Hershel “Woody” Williams is a United States Navy expeditionary mobile base currently operating within the U.S. Sixth Fleet area of responsibility. It is named in honor of Hershel Woody Williams, who received the Medal of Honor for actions during the World War II Battle of Iwo Jima.
The ship is under the command of captain Chad Graham, and a regular schedule will be conducted at port to strengthen the enduring partnership between Liberia and the US for which members of the AFL will be capacitated.
A release from the Embassy said the visit kicks off the Embassy’s year-long observance of the 175th year of the Republic of Liberia. “These activities reflect the U.S. Government’s commitment to ensuring the Armed Forces of Liberia are professional and effective to protect the rights of all Liberians”.
The ship transfers from military sealift command to the Navy. It operates with a mixed crew of Navy seamen, mariners, and civilians that is uniquely designed, being only the second ship of its kind to have an open operations deck below and a flight deck above.
The ship has a long tradition of assisting with disaster relief, undertaking medical assistance missions, and enforcing freedom of the seas in international waters.
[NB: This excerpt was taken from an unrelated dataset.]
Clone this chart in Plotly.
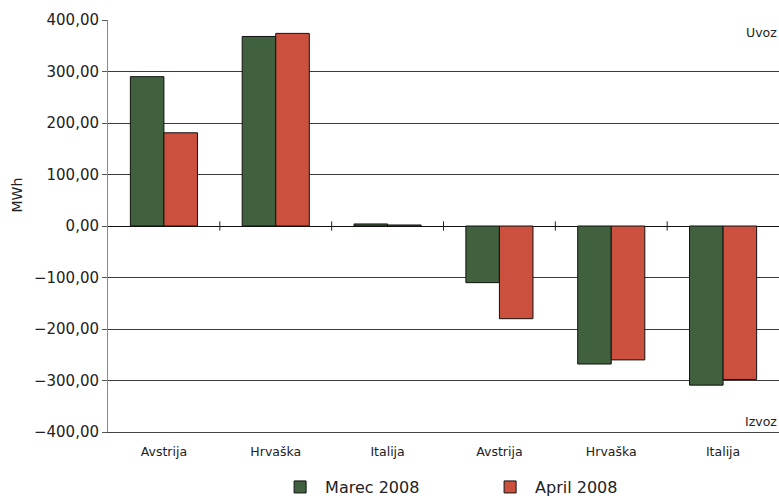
import plotly.graph_objects as go

categories = ["Avstrija", "Hrvaška", "Italija", "Avstrija", "Hrvaška", "Italija"]
marec_2008 = [290, 368, 4, -110, -268, -309]
april_2008 = [181, 374, 2, -180, -260, -298]
y_ticks = [-400, -300, -200, -100, 0, 100, 200, 300, 400]

x_pos = list(range(len(categories)))
font = "DejaVu Sans"

fig = go.Figure()
fig.add_trace(go.Bar(x=x_pos, y=marec_2008, name="Marec 2008",
                     marker=dict(color="#41603e", line=dict(color="#111111", width=1))))
fig.add_trace(go.Bar(x=x_pos, y=april_2008, name="April 2008",
                     marker=dict(color="#cb503e", line=dict(color="#111111", width=1))))

# tick marks on the zero line at category boundaries
for b in range(1, len(categories)):
    fig.add_shape(type="line", xref="x", yref="y", x0=b - 0.5, x1=b - 0.5, y0=-9, y1=9,
                  line=dict(color="#222222", width=1))

fig.update_layout(
    width=779, height=498,
    margin=dict(l=108, r=0, t=20, b=66, autoexpand=False),
    paper_bgcolor="white", plot_bgcolor="white",
    barmode="group", bargap=0.4, bargroupgap=0,
    separators=",.",
    font=dict(family=font, size=15, color="#222222"),
    showlegend=True,
    legend=dict(orientation="h", x=0.562, xanchor="center", y=0.022, yref="container",
                yanchor="middle", font=dict(size=16), entrywidth=155, itemwidth=40,
                traceorder="normal"),
    xaxis=dict(tickmode="array", tickvals=x_pos, ticktext=categories,
               range=[-0.5, len(categories) - 0.5], showgrid=False,
               tickfont=dict(size=12.5), ticks="outside", ticklen=8,
               tickcolor="rgba(0,0,0,0)", showline=True, linecolor="#444444",
               zeroline=False),
    yaxis=dict(range=[-400, 400], tickvals=y_ticks, tickformat=".2f",
               showgrid=True, gridcolor="#3a3a3a", gridwidth=1,
               zeroline=True, zerolinecolor="#111111", zerolinewidth=1,
               showline=True, linecolor="#888888", linewidth=1,
               ticks="outside", ticklen=5, tickcolor="#555555",
               tickfont=dict(size=15)),
)

fig.add_annotation(text="MWh", textangle=-90, xref="paper", yref="paper",
                   x=-0.135, y=0.575, showarrow=False, font=dict(size=14),
                   xanchor="center", yanchor="middle")
fig.add_annotation(text="Uvoz", xref="paper", yref="paper", x=1.0, y=0.97,
                   xanchor="right", yanchor="middle", showarrow=False, font=dict(size=12.5))
fig.add_annotation(text="Izvoz", xref="paper", yref="paper", x=1.0, y=0.025,
                   xanchor="right", yanchor="middle", showarrow=False, font=dict(size=12.5))

fig.write_html("out.html")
The visit, according to the Embassy, demonstrates the US commitment to regional stability and maritime security in this vital region of the
Ambassador Michael McCarthy noted that the U.S. Navy vessels have played significant roles throughout Liberia’s history: “In the earliest years of Liberia, their role was formalized by the Webster- Ashburton Treaty of 1842 – an agreement between the United States and Great Britain that established a joint naval system for suppressing the slave trade off the African coast.
According to the release, for the next 20 years the U.S. Navy intercepted two slave-trading vessels and rescued over 5,000 from captivity. "More recently, stationing the U.S. Navy ships USS Carter Hall, USS Nashville, and USS Iwo Jima off the coast of Monrovia in 2003 gave additional weight to President Bush’s suggestion that it was time for life in Liberia to return to normal.”